PROBLEM REQUIREMENTS: Return all of the entries word for word, but omit the pictures they contain.

··· DATA TO PROCESS

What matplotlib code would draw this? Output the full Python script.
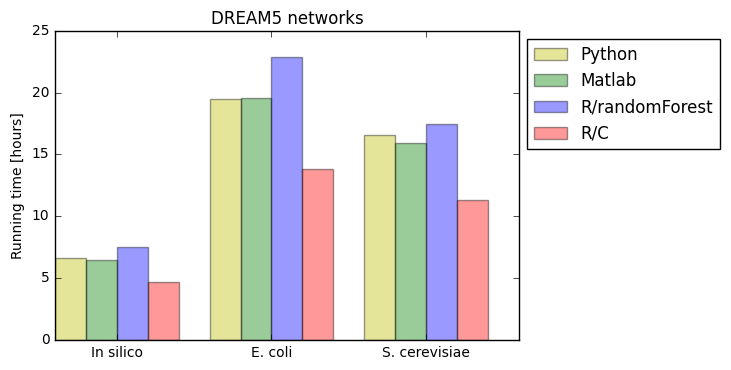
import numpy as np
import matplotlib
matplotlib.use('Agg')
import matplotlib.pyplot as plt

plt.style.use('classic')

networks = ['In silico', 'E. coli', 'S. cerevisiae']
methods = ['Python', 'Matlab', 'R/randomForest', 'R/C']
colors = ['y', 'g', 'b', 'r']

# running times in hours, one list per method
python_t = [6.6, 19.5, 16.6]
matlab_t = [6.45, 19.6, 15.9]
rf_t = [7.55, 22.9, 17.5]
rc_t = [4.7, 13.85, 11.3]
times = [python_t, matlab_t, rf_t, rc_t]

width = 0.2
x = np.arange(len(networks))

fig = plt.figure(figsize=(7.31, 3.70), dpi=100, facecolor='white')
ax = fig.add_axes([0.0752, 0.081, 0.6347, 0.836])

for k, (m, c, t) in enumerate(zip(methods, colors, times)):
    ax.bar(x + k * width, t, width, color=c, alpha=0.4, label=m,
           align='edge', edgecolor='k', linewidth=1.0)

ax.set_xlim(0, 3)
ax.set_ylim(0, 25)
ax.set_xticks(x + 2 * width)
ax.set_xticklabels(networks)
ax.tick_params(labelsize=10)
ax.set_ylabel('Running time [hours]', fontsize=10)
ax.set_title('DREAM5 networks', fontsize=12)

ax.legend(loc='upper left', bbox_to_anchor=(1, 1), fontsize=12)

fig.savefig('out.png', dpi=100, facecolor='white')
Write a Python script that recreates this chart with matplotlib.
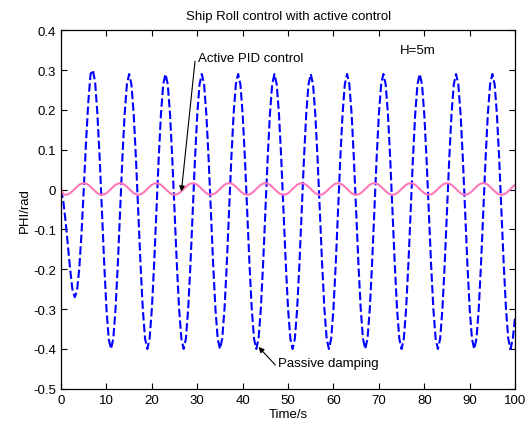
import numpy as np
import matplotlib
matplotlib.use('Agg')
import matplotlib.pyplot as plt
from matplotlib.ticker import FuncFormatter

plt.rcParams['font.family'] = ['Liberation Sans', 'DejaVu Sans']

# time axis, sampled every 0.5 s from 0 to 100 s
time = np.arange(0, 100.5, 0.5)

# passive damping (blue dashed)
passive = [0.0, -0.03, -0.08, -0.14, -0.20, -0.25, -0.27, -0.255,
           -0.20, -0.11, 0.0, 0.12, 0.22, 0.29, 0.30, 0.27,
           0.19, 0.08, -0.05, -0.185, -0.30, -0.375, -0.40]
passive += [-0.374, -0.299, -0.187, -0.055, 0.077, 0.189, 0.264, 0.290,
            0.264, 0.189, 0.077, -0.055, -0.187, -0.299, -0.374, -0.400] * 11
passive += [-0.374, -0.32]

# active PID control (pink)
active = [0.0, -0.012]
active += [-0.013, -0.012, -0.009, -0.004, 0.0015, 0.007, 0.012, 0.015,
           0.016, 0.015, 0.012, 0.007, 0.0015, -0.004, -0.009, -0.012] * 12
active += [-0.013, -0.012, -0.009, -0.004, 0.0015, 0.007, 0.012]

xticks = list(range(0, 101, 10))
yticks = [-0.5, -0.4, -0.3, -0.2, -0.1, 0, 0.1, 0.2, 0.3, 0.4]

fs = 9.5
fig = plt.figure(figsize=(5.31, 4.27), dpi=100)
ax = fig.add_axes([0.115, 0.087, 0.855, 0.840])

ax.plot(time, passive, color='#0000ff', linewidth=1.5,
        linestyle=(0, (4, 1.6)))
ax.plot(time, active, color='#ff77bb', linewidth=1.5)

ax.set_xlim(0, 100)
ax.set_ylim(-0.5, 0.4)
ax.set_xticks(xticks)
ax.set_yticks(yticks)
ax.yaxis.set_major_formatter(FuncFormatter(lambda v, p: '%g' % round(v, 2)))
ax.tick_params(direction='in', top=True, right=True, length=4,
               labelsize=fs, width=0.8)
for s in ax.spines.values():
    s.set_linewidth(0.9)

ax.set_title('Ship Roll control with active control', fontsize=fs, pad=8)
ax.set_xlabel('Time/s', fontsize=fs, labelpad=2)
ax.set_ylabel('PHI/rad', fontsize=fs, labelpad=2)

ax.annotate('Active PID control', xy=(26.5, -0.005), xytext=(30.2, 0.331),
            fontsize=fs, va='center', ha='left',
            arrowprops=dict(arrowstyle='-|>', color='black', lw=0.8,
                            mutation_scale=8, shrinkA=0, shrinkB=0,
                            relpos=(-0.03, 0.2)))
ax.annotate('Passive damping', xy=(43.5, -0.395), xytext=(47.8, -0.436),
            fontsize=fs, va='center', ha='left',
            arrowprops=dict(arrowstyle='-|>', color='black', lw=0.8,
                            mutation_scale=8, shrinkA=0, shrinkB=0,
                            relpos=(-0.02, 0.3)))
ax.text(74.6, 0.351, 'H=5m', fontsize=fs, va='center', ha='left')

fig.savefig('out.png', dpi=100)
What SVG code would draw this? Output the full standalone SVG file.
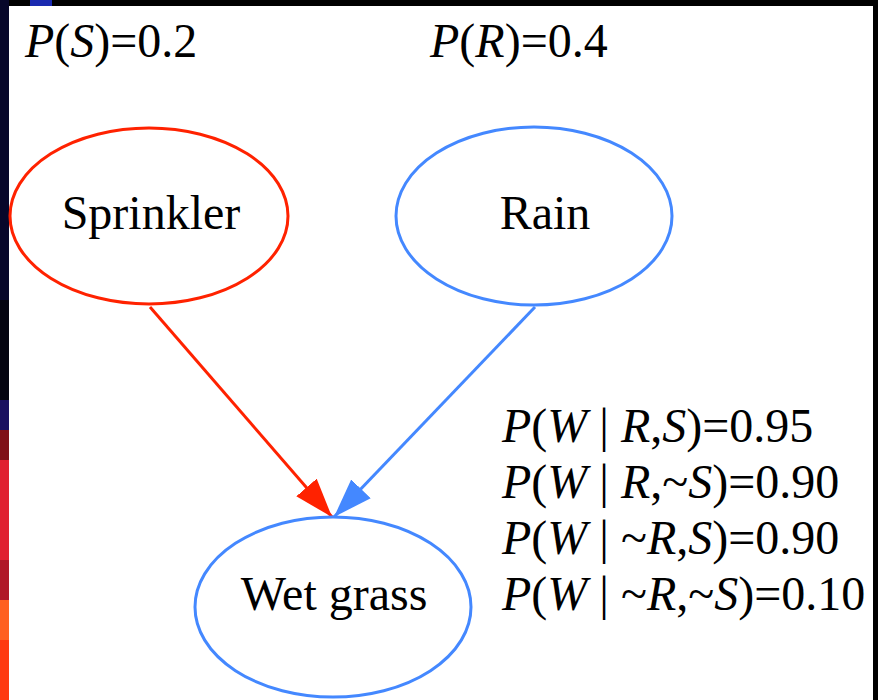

······

SOLUTION FOR THIS TASK:
What matplotlib code would draw this? Output the full Python script.
import numpy as np
import matplotlib
matplotlib.use('Agg')
import matplotlib.pyplot as plt

plt.style.use('classic')

networks = ['In silico', 'E. coli', 'S. cerevisiae']
methods = ['Python', 'Matlab', 'R/randomForest', 'R/C']
colors = ['y', 'g', 'b', 'r']

# running times in hours, one list per method
python_t = [6.6, 19.5, 16.6]
matlab_t = [6.45, 19.6, 15.9]
rf_t = [7.55, 22.9, 17.5]
rc_t = [4.7, 13.85, 11.3]
times = [python_t, matlab_t, rf_t, rc_t]

width = 0.2
x = np.arange(len(networks))

fig = plt.figure(figsize=(7.31, 3.70), dpi=100, facecolor='white')
ax = fig.add_axes([0.0752, 0.081, 0.6347, 0.836])

for k, (m, c, t) in enumerate(zip(methods, colors, times)):
    ax.bar(x + k * width, t, width, color=c, alpha=0.4, label=m,
           align='edge', edgecolor='k', linewidth=1.0)

ax.set_xlim(0, 3)
ax.set_ylim(0, 25)
ax.set_xticks(x + 2 * width)
ax.set_xticklabels(networks)
ax.tick_params(labelsize=10)
ax.set_ylabel('Running time [hours]', fontsize=10)
ax.set_title('DREAM5 networks', fontsize=12)

ax.legend(loc='upper left', bbox_to_anchor=(1, 1), fontsize=12)

fig.savefig('out.png', dpi=100, facecolor='white')
Write a Python script that recreates this chart with matplotlib.
import numpy as np
import matplotlib
matplotlib.use('Agg')
import matplotlib.pyplot as plt
from matplotlib.ticker import FuncFormatter

plt.rcParams['font.family'] = ['Liberation Sans', 'DejaVu Sans']

# time axis, sampled every 0.5 s from 0 to 100 s
time = np.arange(0, 100.5, 0.5)

# passive damping (blue dashed)
passive = [0.0, -0.03, -0.08, -0.14, -0.20, -0.25, -0.27, -0.255,
           -0.20, -0.11, 0.0, 0.12, 0.22, 0.29, 0.30, 0.27,
           0.19, 0.08, -0.05, -0.185, -0.30, -0.375, -0.40]
passive += [-0.374, -0.299, -0.187, -0.055, 0.077, 0.189, 0.264, 0.290,
            0.264, 0.189, 0.077, -0.055, -0.187, -0.299, -0.374, -0.400] * 11
passive += [-0.374, -0.32]

# active PID control (pink)
active = [0.0, -0.012]
active += [-0.013, -0.012, -0.009, -0.004, 0.0015, 0.007, 0.012, 0.015,
           0.016, 0.015, 0.012, 0.007, 0.0015, -0.004, -0.009, -0.012] * 12
active += [-0.013, -0.012, -0.009, -0.004, 0.0015, 0.007, 0.012]

xticks = list(range(0, 101, 10))
yticks = [-0.5, -0.4, -0.3, -0.2, -0.1, 0, 0.1, 0.2, 0.3, 0.4]

fs = 9.5
fig = plt.figure(figsize=(5.31, 4.27), dpi=100)
ax = fig.add_axes([0.115, 0.087, 0.855, 0.840])

ax.plot(time, passive, color='#0000ff', linewidth=1.5,
        linestyle=(0, (4, 1.6)))
ax.plot(time, active, color='#ff77bb', linewidth=1.5)

ax.set_xlim(0, 100)
ax.set_ylim(-0.5, 0.4)
ax.set_xticks(xticks)
ax.set_yticks(yticks)
ax.yaxis.set_major_formatter(FuncFormatter(lambda v, p: '%g' % round(v, 2)))
ax.tick_params(direction='in', top=True, right=True, length=4,
               labelsize=fs, width=0.8)
for s in ax.spines.values():
    s.set_linewidth(0.9)

ax.set_title('Ship Roll control with active control', fontsize=fs, pad=8)
ax.set_xlabel('Time/s', fontsize=fs, labelpad=2)
ax.set_ylabel('PHI/rad', fontsize=fs, labelpad=2)

ax.annotate('Active PID control', xy=(26.5, -0.005), xytext=(30.2, 0.331),
            fontsize=fs, va='center', ha='left',
            arrowprops=dict(arrowstyle='-|>', color='black', lw=0.8,
                            mutation_scale=8, shrinkA=0, shrinkB=0,
                            relpos=(-0.03, 0.2)))
ax.annotate('Passive damping', xy=(43.5, -0.395), xytext=(47.8, -0.436),
            fontsize=fs, va='center', ha='left',
            arrowprops=dict(arrowstyle='-|>', color='black', lw=0.8,
                            mutation_scale=8, shrinkA=0, shrinkB=0,
                            relpos=(-0.02, 0.3)))
ax.text(74.6, 0.351, 'H=5m', fontsize=fs, va='center', ha='left')

fig.savefig('out.png', dpi=100)
What SVG code would draw this? Output the full standalone SVG file.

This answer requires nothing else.